3.4. Response Surface Methodology

A Box–Behnken design for 15 experimental runs was employed in this study. To avoid bias, the 15 experiments were performed in random order. The variables and levels of octyl cinnamate biosynthesis selected for this study were: reaction time (4–12 h), reaction temperature (55–75 °C), and ultrasonic power (90–150 W), which are coded as shown in Table 1. Each experimental point was carried out in duplicate. The experimental data (Table 1) were analyzed by the response surface regression procedure of Design-Expert (Version 8.0.6.1, Stat-Ease Inc., Minneapolis, MN, USA), resulting in a second-order polynomial equation (Equation (1)), as shown below:

Y = β₀ + β₁X₁ + β₂ X₂ + β₃X₃ + β₁₂X₁X₂ + β₁₃X₁X₃ + β₂₃X₂X₃ + β₁₁X₁² + β₂₂X₂² + β₃₃X₃²

(2)

where Y is an experimental response, β₀ is a constant; β₁, β₂, and β₃ are linear coefficients; β₁₁, β₂₂, and β₃₃ are secondary effect coefficients; and β₁₂, β₁₃, and β₂₃ are variable interaction coefficients. Further, X₁ = temperature, X₂ = time, and X₃ = ultrasonic power.

4. Conclusions

In this study, an ultrasonic plus vacuum system was constructed to efficiently assist the immobilized lipase (Novozym^® 435) in the catalytic synthesis of octyl cinnamate. In this study, in order to model and optimize the biocatalysis, an RSM model based on the Box–Behnken design for the synthesis of octyl cinnamate was chosen, and the data were fitted and predicted.
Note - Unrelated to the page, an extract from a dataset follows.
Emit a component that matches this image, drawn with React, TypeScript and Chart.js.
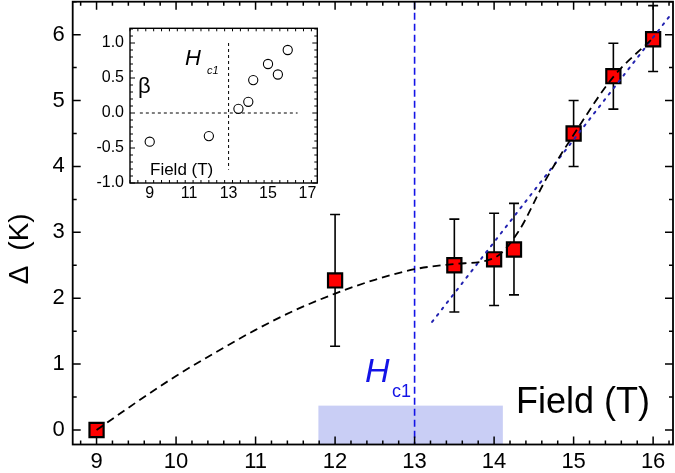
import React, { useEffect, useRef } from "react";
import { Chart, registerables } from "chart.js";

Chart.register(...registerables);

// ---------- main panel data ----------
const FIELD = [9, 12, 13.5, 14, 14.25, 15, 15.5, 16];
const GAP = [0, 2.27, 2.5, 2.59, 2.74, 4.5, 5.37, 5.93];
const GAP_LOW = [0, 1.27, 1.79, 1.89, 2.05, 4.0, 4.87, 5.44];
const GAP_HIGH = [0, 3.27, 3.2, 3.29, 3.44, 5.0, 5.87, 6.44];

const CURVE_X = [9, 9.5, 10, 10.5, 11, 11.5, 12, 12.5, 13, 13.5, 14, 14.3, 14.65, 15, 15.5, 16];
const CURVE_Y = [0, 0.42, 0.82, 1.18, 1.52, 1.82, 2.07, 2.28, 2.44, 2.52, 2.61, 3.0, 3.8, 4.48, 5.36, 5.95];

const FIT_X = [13.22, 16.22];
const FIT_Y = [1.64, 6.3];

const HC1 = 13;
const BAND_X = [11.79, 14.11];
const BAND_TOP = 0.37;

const X_TICKS = [9, 10, 11, 12, 13, 14, 15, 16];
const Y_TICKS = [0, 1, 2, 3, 4, 5, 6];
const X_LABELS = ["9", "10", "11", "12", "13", "14", "15", "16"];
const Y_LABELS = ["0", "1", "2", "3", "4", "5", "6"];

// ---------- inset data ----------
const BETA_FIELD = [9, 12, 13.5, 14, 14.25, 15, 15.5, 16];
const BETA = [-0.41, -0.33, 0.06, 0.16, 0.47, 0.7, 0.55, 0.9];
const INSET_X_TICKS = [9, 11, 13, 15, 17];
const INSET_Y_TICKS = [-1, -0.5, 0, 0.5, 1];
const INSET_X_LABELS = ["9", "11", "13", "15", "17"];
const INSET_Y_LABELS = ["-1.0", "-0.5", "0.0", "0.5", "1.0"];
const INSET_HLINE_X = [8.5, 16.5];
const INSET_VLINE_Y = [-0.81, 1.0];

const FONT = "'Liberation Sans', Arial, Helvetica, sans-serif";

function minorValues(min: number, max: number, step: number): number[] {
  const out: number[] = [];
  const start = Math.ceil(min / step - 1e-9);
  const end = Math.floor(max / step + 1e-9);
  for (let i = start; i <= end; i++) out.push(+(i * step).toFixed(6));
  return out;
}

function drawFrame(
  chart: any,
  xMajor: number[],
  xStep: number,
  yMajor: number[],
  yStep: number,
  majorLen: number,
  minorLen: number,
  frameW: number,
  tickW: number
) {
  const { ctx, chartArea: a, scales } = chart;
  const x = scales.x;
  const y = scales.y;
  ctx.save();
  ctx.setLineDash([]);
  ctx.strokeStyle = "#000";
  ctx.lineWidth = tickW;
  ctx.beginPath();
  const xs = minorValues(x.min, x.max, xStep);
  xs.forEach((v) => {
    const isMajor = xMajor.some((m) => Math.abs(m - v) < 1e-6);
    const len = isMajor ? majorLen : minorLen;
    const px = x.getPixelForValue(v);
    ctx.moveTo(px, a.bottom);
    ctx.lineTo(px, a.bottom - len);
    ctx.moveTo(px, a.top);
    ctx.lineTo(px, a.top + len);
  });
  const ys = minorValues(y.min, y.max, yStep);
  ys.forEach((v) => {
    const isMajor = yMajor.some((m) => Math.abs(m - v) < 1e-6);
    const len = isMajor ? majorLen : minorLen;
    const py = y.getPixelForValue(v);
    ctx.moveTo(a.left, py);
    ctx.lineTo(a.left + len, py);
    ctx.moveTo(a.right, py);
    ctx.lineTo(a.right - len, py);
  });
  ctx.stroke();
  ctx.lineWidth = frameW;
  ctx.strokeRect(a.left, a.top, a.right - a.left, a.bottom - a.top);
  ctx.restore();
}

function drawLabels(
  chart: any,
  xTicks: number[],
  xLabels: string[],
  yTicks: number[],
  yLabels: string[],
  fontSize: number,
  xOffset: number,
  yGap: number
) {
  const { ctx, chartArea: a, scales } = chart;
  ctx.save();
  ctx.fillStyle = "#000";
  ctx.font = `${fontSize}px ${FONT}`;
  ctx.textAlign = "center";
  ctx.textBaseline = "middle";
  xTicks.forEach((v, i) => {
    ctx.fillText(xLabels[i], scales.x.getPixelForValue(v), a.bottom + xOffset);
  });
  ctx.textAlign = "right";
  yTicks.forEach((v, i) => {
    ctx.fillText(yLabels[i], a.left - yGap, scales.y.getPixelForValue(v));
  });
  ctx.restore();
}

const mainPlugin = {
  id: "mainDecor",
  beforeDatasetsDraw(chart: any) {
    const { ctx, chartArea: a, scales } = chart;
    const x = scales.x;
    const y = scales.y;
    ctx.save();
    // shaded band
    ctx.fillStyle = "#c9cef5";
    const bx0 = x.getPixelForValue(BAND_X[0]);
    const bx1 = x.getPixelForValue(BAND_X[1]);
    const by = y.getPixelForValue(BAND_TOP);
    ctx.fillRect(bx0, by, bx1 - bx0, a.bottom - by);
    // Hc1 vertical dashed line
    const hx = x.getPixelForValue(HC1);
    ctx.strokeStyle = "#1414e6";
    ctx.lineWidth = 1.6;
    ctx.setLineDash([7, 4]);
    ctx.beginPath();
    ctx.moveTo(hx, a.top);
    ctx.lineTo(hx, a.bottom);
    ctx.stroke();
    // error bars
    ctx.setLineDash([]);
    ctx.strokeStyle = "#000";
    ctx.lineWidth = 1.6;
    ctx.beginPath();
    FIELD.forEach((f, i) => {
      if (GAP_HIGH[i] - GAP_LOW[i] <= 0) return;
      const px = x.getPixelForValue(f);
      const p0 = y.getPixelForValue(GAP_LOW[i]);
      const p1 = y.getPixelForValue(GAP_HIGH[i]);
      ctx.moveTo(px, p0);
      ctx.lineTo(px, p1);
      ctx.moveTo(px - 5, p0);
      ctx.lineTo(px + 5, p0);
      ctx.moveTo(px - 5, p1);
      ctx.lineTo(px + 5, p1);
    });
    ctx.stroke();
    ctx.restore();
  },
  afterDraw(chart: any) {
    const { ctx } = chart;
    drawFrame(chart, X_TICKS, 0.2, Y_TICKS, 0.5, 8, 4, 1.8, 1.5);
    drawLabels(chart, X_TICKS, X_LABELS, Y_TICKS, Y_LABELS, 22, 17, 8);
    ctx.save();
    // Hc1 label
    ctx.fillStyle = "#1414e6";
    ctx.textBaseline = "alphabetic";
    ctx.textAlign = "left";
    ctx.font = `italic 34px ${FONT}`;
    ctx.fillText("H", 365, 381.5);
    ctx.font = `18px ${FONT}`;
    ctx.fillText("c1", 392, 397);
    // Field (T)
    ctx.fillStyle = "#000";
    ctx.font = `36px ${FONT}`;
    ctx.fillText("Field (T)", 516, 413);
    // y title
    ctx.textAlign = "center";
    ctx.textBaseline = "middle";
    ctx.translate(20, 0);
    ctx.rotate(-Math.PI / 2);
    ctx.font = `28px ${FONT}`;
    ctx.fillText("(K)", -232, 0);
    ctx.fillText("\u0394", -275, 0);
    ctx.restore();
  },
};

const insetPlugin = {
  id: "insetDecor",
  beforeDatasetsDraw(chart: any) {
    const { ctx, scales } = chart;
    const x = scales.x;
    const y = scales.y;
    ctx.save();
    ctx.strokeStyle = "#000";
    ctx.lineWidth = 1;
    ctx.setLineDash([3, 3]);
    ctx.beginPath();
    const y0 = y.getPixelForValue(0);
    ctx.moveTo(x.getPixelForValue(INSET_HLINE_X[0]), y0);
    ctx.lineTo(x.getPixelForValue(INSET_HLINE_X[1]), y0);
    const xh = x.getPixelForValue(HC1);
    ctx.moveTo(xh, y.getPixelForValue(INSET_VLINE_Y[1]));
    ctx.lineTo(xh, y.getPixelForValue(INSET_VLINE_Y[0]));
    ctx.stroke();
    ctx.restore();
  },
  afterDraw(chart: any) {
    const { ctx } = chart;
    drawFrame(chart, INSET_X_TICKS, 0.4, INSET_Y_TICKS, 0.1, 5, 3, 1.4, 1);
    drawLabels(chart, INSET_X_TICKS, INSET_X_LABELS, INSET_Y_TICKS, INSET_Y_LABELS, 16, 10.8, 6);
    ctx.save();
    ctx.fillStyle = "#000";
    ctx.textAlign = "left";
    ctx.textBaseline = "alphabetic";
    ctx.font = `22px ${FONT}`;
    ctx.fillText("\u03B2", 48, 73);
    ctx.font = `italic 22px ${FONT}`;
    ctx.fillText("H", 95, 45);
    ctx.font = `italic 11px ${FONT}`;
    ctx.fillText("c1", 117, 54);
    ctx.font = `17px ${FONT}`;
    ctx.fillText("Field (T)", 60, 154.5);
    ctx.restore();
  },
};

function hiddenScale(min: number, max: number, ticks: number[], size: number, horizontal: boolean) {
  return {
    type: "linear",
    min,
    max,
    afterBuildTicks: (s: any) => {
      s.ticks = ticks.map((v) => ({ value: v }));
    },
    afterFit: (s: any) => {
      if (horizontal) s.height = size;
      else s.width = size;
    },
    grid: { display: false, drawTicks: false },
    border: { display: false },
    ticks: { display: false },
  } as any;
}

export default function App() {
  const mainRef = useRef<HTMLCanvasElement | null>(null);
  const insetRef = useRef<HTMLCanvasElement | null>(null);

  useEffect(() => {
    document.body.style.margin = "0";
    const mainCanvas = mainRef.current;
    const insetCanvas = insetRef.current;
    if (!mainCanvas || !insetCanvas) return;

    const main = new Chart(mainCanvas, {
      type: "scatter",
      data: {
        datasets: [
          {
            type: "line",
            data: CURVE_X.map((v, i) => ({ x: v, y: CURVE_Y[i] })),
            borderColor: "#000",
            borderWidth: 1.8,
            borderDash: [8, 5],
            pointRadius: 0,
            fill: false,
            cubicInterpolationMode: "monotone",
          } as any,
          {
            type: "line",
            data: FIT_X.map((v, i) => ({ x: v, y: FIT_Y[i] })),
            borderColor: "#2323b0",
            borderWidth: 2,
            borderDash: [2, 6],
            borderCapStyle: "round",
            pointRadius: 0,
            fill: false,
          } as any,
          {
            data: FIELD.map((v, i) => ({ x: v, y: GAP[i] })),
            pointStyle: "rect",
            pointRadius: 10,
            pointHoverRadius: 10,
            backgroundColor: "#ff0000",
            borderColor: "#000",
            borderWidth: 2.2,
          } as any,
        ],
      },
      options: {
        animation: false,
        responsive: false,
        events: [],
        layout: { autoPadding: false, padding: { left: 0, top: 1.7, right: 2, bottom: 0 } },
        plugins: { legend: { display: false }, tooltip: { enabled: false } },
        scales: {
          x: hiddenScale(8.7, 16.25, X_TICKS, 28.5, true),
          y: hiddenScale(-0.22, 6.5, Y_TICKS, 72.7, false),
        },
      } as any,
      plugins: [mainPlugin],
    });

    const inset = new Chart(insetCanvas, {
      type: "scatter",
      data: {
        datasets: [
          {
            data: BETA_FIELD.map((v, i) => ({ x: v, y: BETA[i] })),
            pointStyle: "circle",
            pointRadius: 4.6,
            pointHoverRadius: 4.6,
            backgroundColor: "#fff",
            borderColor: "#000",
            borderWidth: 1.1,
          } as any,
        ],
      },
      options: {
        animation: false,
        responsive: false,
        events: [],
        layout: { autoPadding: false, padding: { left: 0, top: 8.3, right: 7.7, bottom: 0 } },
        plugins: { legend: { display: false }, tooltip: { enabled: false } },
        scales: {
          x: hiddenScale(8, 17.5, INSET_X_TICKS, 22, true),
          y: hiddenScale(-1, 1.21, INSET_Y_TICKS, 40, false),
        },
      } as any,
      plugins: [insetPlugin],
    });

    return () => {
      main.destroy();
      inset.destroy();
    };
  }, []);

  return (
    <div style={{ position: "relative", width: 675, height: 473, background: "#fff" }}>
      <canvas
        ref={mainRef}
        width={675}
        height={473}
        style={{ position: "absolute", left: 0, top: 0, width: 675, height: 473 }}
      />
      <canvas
        ref={insetRef}
        width={235}
        height={185}
        style={{ position: "absolute", left: 90, top: 20, width: 235, height: 185 }}
      />
    </div>
  );
}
The high R² value indicates that a lipase-catalyzed synthesis of octyl cinnamate via an ultrasound plus vacuum system was successfully established by the use of a Box–Behnken design and RSM. The optimal conditions were: reaction temperature 74.6 °C, reaction time 11.1 h, and ultrasonic power 150 W. The conversion of octyl cinnamate under these conditions was 93.8%, while the predicted data of the RSM model were 94.6%. In conclusion, the combination of a vacuum evaporation system and solvent-free reaction conditions can shorten the reaction time and reaction temperature for the synthesis of octyl cinnamate.